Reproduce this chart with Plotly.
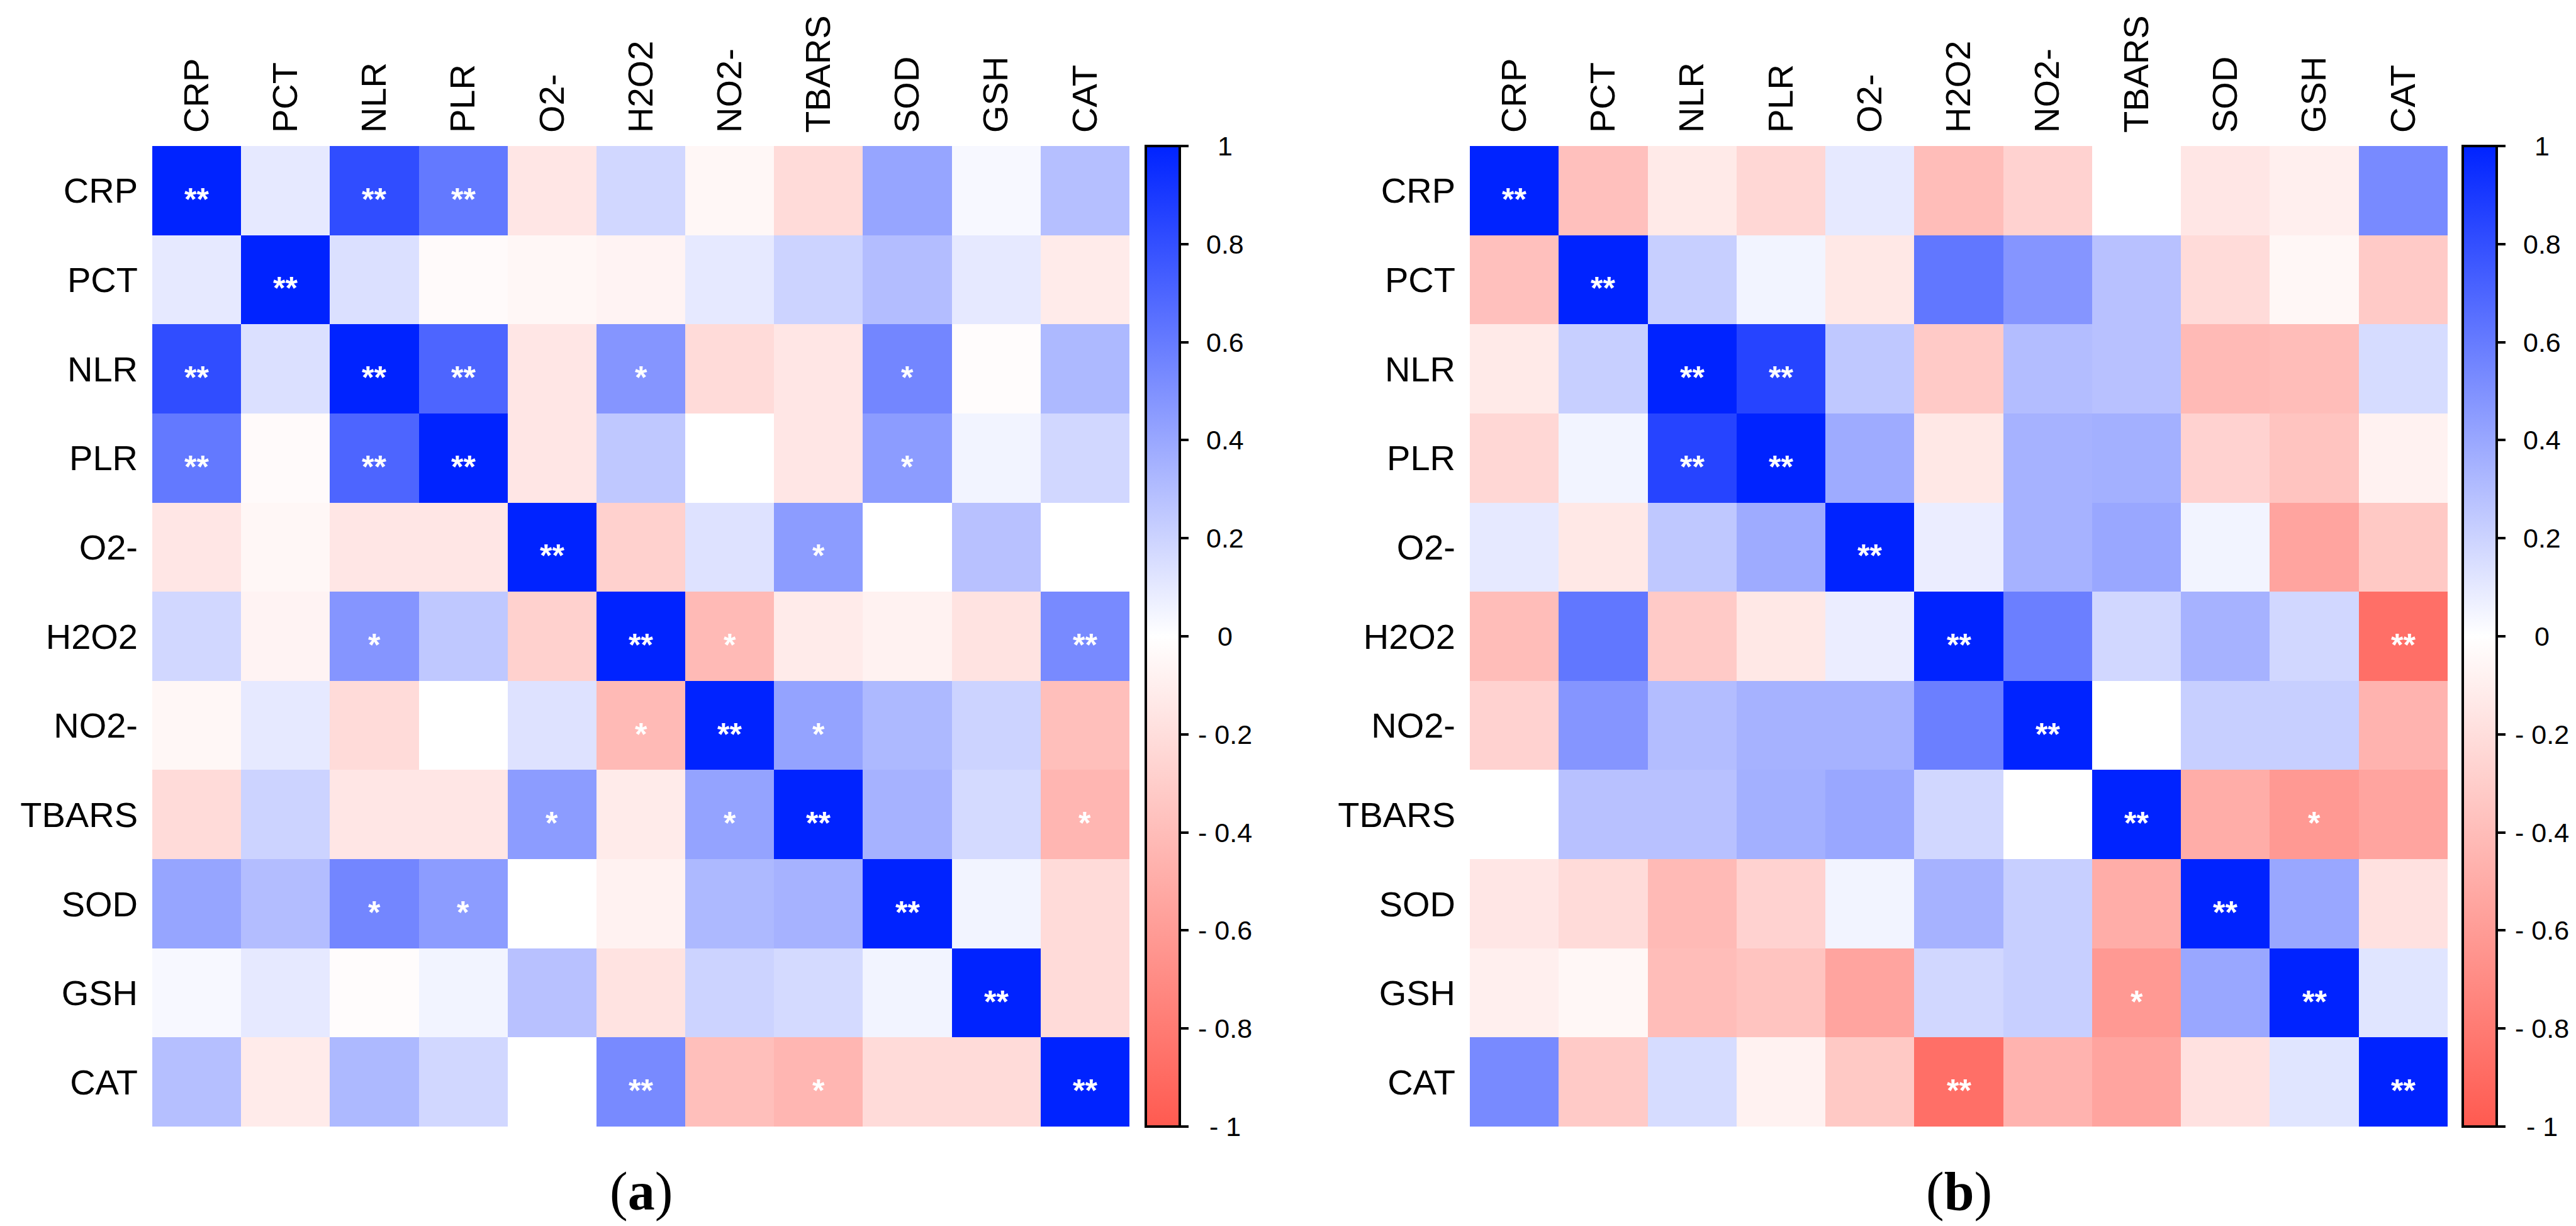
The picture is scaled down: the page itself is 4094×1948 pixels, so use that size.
import plotly.graph_objects as go

W, H = 4094, 1948

labels = ["CRP", "PCT", "NLR", "PLR", "O2-", "H2O2", "NO2-", "TBARS", "SOD", "GSH", "CAT"]

corr_a = [
    [1.00, 0.10, 0.81, 0.61, -0.15, 0.18, -0.05, -0.22, 0.41, 0.03, 0.29],
    [0.10, 1.00, 0.14, -0.03, -0.05, -0.07, 0.10, 0.20, 0.30, 0.10, -0.12],
    [0.81, 0.14, 1.00, 0.70, -0.15, 0.48, -0.22, -0.15, 0.55, -0.02, 0.32],
    [0.61, -0.03, 0.70, 1.00, -0.15, 0.25, 0.00, -0.15, 0.45, 0.05, 0.18],
    [-0.15, -0.05, -0.15, -0.15, 1.00, -0.28, 0.13, 0.45, 0.00, 0.28, 0.00],
    [0.18, -0.07, 0.48, 0.25, -0.28, 1.00, -0.42, -0.12, -0.08, -0.17, 0.53],
    [-0.05, 0.10, -0.22, 0.00, 0.13, -0.42, 1.00, 0.42, 0.32, 0.20, -0.39],
    [-0.22, 0.20, -0.15, -0.15, 0.45, -0.12, 0.42, 1.00, 0.35, 0.17, -0.44],
    [0.41, 0.30, 0.55, 0.45, 0.00, -0.08, 0.32, 0.35, 1.00, 0.05, -0.22],
    [0.03, 0.10, -0.02, 0.05, 0.28, -0.17, 0.20, 0.17, 0.05, 1.00, -0.22],
    [0.29, -0.12, 0.32, 0.18, 0.00, 0.53, -0.39, -0.44, -0.22, -0.22, 1.00],
]

stars_a = [
    ["**", "", "**", "**", "", "", "", "", "", "", ""],
    ["", "**", "", "", "", "", "", "", "", "", ""],
    ["**", "", "**", "**", "", "*", "", "", "*", "", ""],
    ["**", "", "**", "**", "", "", "", "", "*", "", ""],
    ["", "", "", "", "**", "", "", "*", "", "", ""],
    ["", "", "*", "", "", "**", "*", "", "", "", "**"],
    ["", "", "", "", "", "*", "**", "*", "", "", ""],
    ["", "", "", "", "*", "", "*", "**", "", "", "*"],
    ["", "", "*", "*", "", "", "", "", "**", "", ""],
    ["", "", "", "", "", "", "", "", "", "**", ""],
    ["", "", "", "", "", "**", "", "*", "", "", "**"],
]

corr_b = [
    [1.00, -0.38, -0.13, -0.24, 0.10, -0.40, -0.27, 0.00, -0.15, -0.10, 0.53],
    [-0.38, 1.00, 0.22, 0.05, -0.14, 0.62, 0.48, 0.28, -0.22, -0.05, -0.32],
    [-0.13, 0.22, 1.00, 0.85, 0.25, -0.32, 0.30, 0.28, -0.42, -0.40, 0.16],
    [-0.24, 0.05, 0.85, 1.00, 0.38, -0.14, 0.35, 0.36, -0.27, -0.36, -0.08],
    [0.10, -0.14, 0.25, 0.38, 1.00, 0.08, 0.35, 0.40, 0.05, -0.55, -0.33],
    [-0.40, 0.62, -0.32, -0.14, 0.08, 1.00, 0.58, 0.18, 0.35, 0.18, -0.87],
    [-0.27, 0.48, 0.30, 0.35, 0.35, 0.58, 1.00, 0.00, 0.22, 0.22, -0.46],
    [0.00, 0.28, 0.28, 0.36, 0.40, 0.18, 0.00, 1.00, -0.50, -0.62, -0.55],
    [-0.15, -0.22, -0.42, -0.27, 0.05, 0.35, 0.22, -0.50, 1.00, 0.40, -0.18],
    [-0.10, -0.05, -0.40, -0.36, -0.55, 0.18, 0.22, -0.62, 0.40, 1.00, 0.12],
    [0.53, -0.32, 0.16, -0.08, -0.33, -0.87, -0.46, -0.55, -0.18, 0.12, 1.00],
]

stars_b = [
    ["**", "", "", "", "", "", "", "", "", "", ""],
    ["", "**", "", "", "", "", "", "", "", "", ""],
    ["", "", "**", "**", "", "", "", "", "", "", ""],
    ["", "", "**", "**", "", "", "", "", "", "", ""],
    ["", "", "", "", "**", "", "", "", "", "", ""],
    ["", "", "", "", "", "**", "", "", "", "", "**"],
    ["", "", "", "", "", "", "**", "", "", "", ""],
    ["", "", "", "", "", "", "", "**", "", "*", ""],
    ["", "", "", "", "", "", "", "", "**", "", ""],
    ["", "", "", "", "", "", "", "*", "", "**", ""],
    ["", "", "", "", "", "**", "", "", "", "", "**"],
]

cbar_ticks = [1, 0.8, 0.6, 0.4, 0.2, 0, -0.2, -0.4, -0.6, -0.8, -1]
cbar_ticktext = ["1", "0.8", "0.6", "0.4", "0.2", "0", "- 0.2", "- 0.4", "- 0.6", "- 0.8", "- 1"]
captions = ["(<b>a</b>)", "(<b>b</b>)"]

FONT = "Arial, Liberation Sans, sans-serif"
SERIF = "Times New Roman, Liberation Serif, serif"
colorscale = [[0.0, "rgb(255,90,80)"], [0.5, "rgb(255,255,255)"], [1.0, "rgb(0,35,255)"]]

ydom = [1 - 1782 / H, 1 - 224 / H]
xdoms = [[234 / W, 1787 / W], [2328 / W, 3882 / W]]
cbar_x = [1813 / W, 3906 / W]
label_x = [1939 / W, 4032 / W]

fig = go.Figure()
panels = [(corr_a, stars_a), (corr_b, stars_b)]
annotations = []
for k, (z, st) in enumerate(panels):
    xa = "x" if k == 0 else "x2"
    ya = "y" if k == 0 else "y2"
    fig.add_trace(go.Heatmap(
        z=z, x=labels, y=labels, xaxis=xa, yaxis=ya,
        zmin=-1, zmax=1, colorscale=colorscale, hoverinfo="skip",
        colorbar=dict(
            x=cbar_x[k], xanchor="left", xref="paper", xpad=0,
            y=(ydom[0] + ydom[1]) / 2, yanchor="middle", ypad=0,
            len=1558, lenmode="pixels", thickness=54,
            outlinewidth=4, outlinecolor="black",
            tickmode="array", tickvals=cbar_ticks,
            ticks="outside", ticklen=12, tickwidth=4, tickcolor="black",
            showticklabels=False,
        ),
    ))
    for i, row in enumerate(st):
        for j, s in enumerate(row):
            if s:
                annotations.append(dict(
                    x=labels[j], y=labels[i], xref=xa, yref=ya,
                    text="<b>" + s + "</b>", showarrow=False,
                    font=dict(family=FONT, size=50, color="white"),
                    yshift=-14,
                ))
    for v, t in zip(cbar_ticks, cbar_ticktext):
        annotations.append(dict(
            x=label_x[k], y=v, xref="paper", yref="y3",
            text=t, showarrow=False, xanchor="center", yanchor="middle",
            font=dict(family=FONT, size=43, color="black"),
        ))
    annotations.append(dict(
        x=0.5, y=1 - 1885 / H, xref=(xa + " domain"), yref="paper",
        text=captions[k], showarrow=False, xanchor="center", yanchor="middle",
        font=dict(family=SERIF, size=86, color="black"),
    ))

axis_common = dict(showgrid=False, zeroline=False, showline=False, ticks="",
                   tickfont=dict(family=FONT, size=56, color="black"))

fig.update_layout(
    width=W, height=H, margin=dict(l=0, r=0, t=0, b=0),
    paper_bgcolor="white", plot_bgcolor="rgba(0,0,0,0)",
    xaxis=dict(domain=xdoms[0], side="top", tickangle=-90, anchor="y",
               ticklabelstandoff=20, **axis_common),
    yaxis=dict(domain=ydom, autorange="reversed", anchor="x",
               ticklabelstandoff=22, **axis_common),
    xaxis2=dict(domain=xdoms[1], side="top", tickangle=-90, anchor="y2",
                ticklabelstandoff=20, **axis_common),
    yaxis2=dict(domain=ydom, autorange="reversed", anchor="x2",
                ticklabelstandoff=22, **axis_common),
    yaxis3=dict(range=[-1, 1], overlaying="y", anchor="x",
                visible=False, showgrid=False, zeroline=False),
    annotations=annotations,
    showlegend=False,
)

fig.write_html("out.html")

※ ※ ※

Check each line above for "size" and return the ones that have it.

The picture is scaled down: the page itself is 4094×1948 pixels, so use that size.
                    font=dict(family=FONT, size=50, color="white"),
            font=dict(family=FONT, size=43, color="black"),
        font=dict(family=SERIF, size=86, color="black"),
                   tickfont=dict(family=FONT, size=56, color="black"))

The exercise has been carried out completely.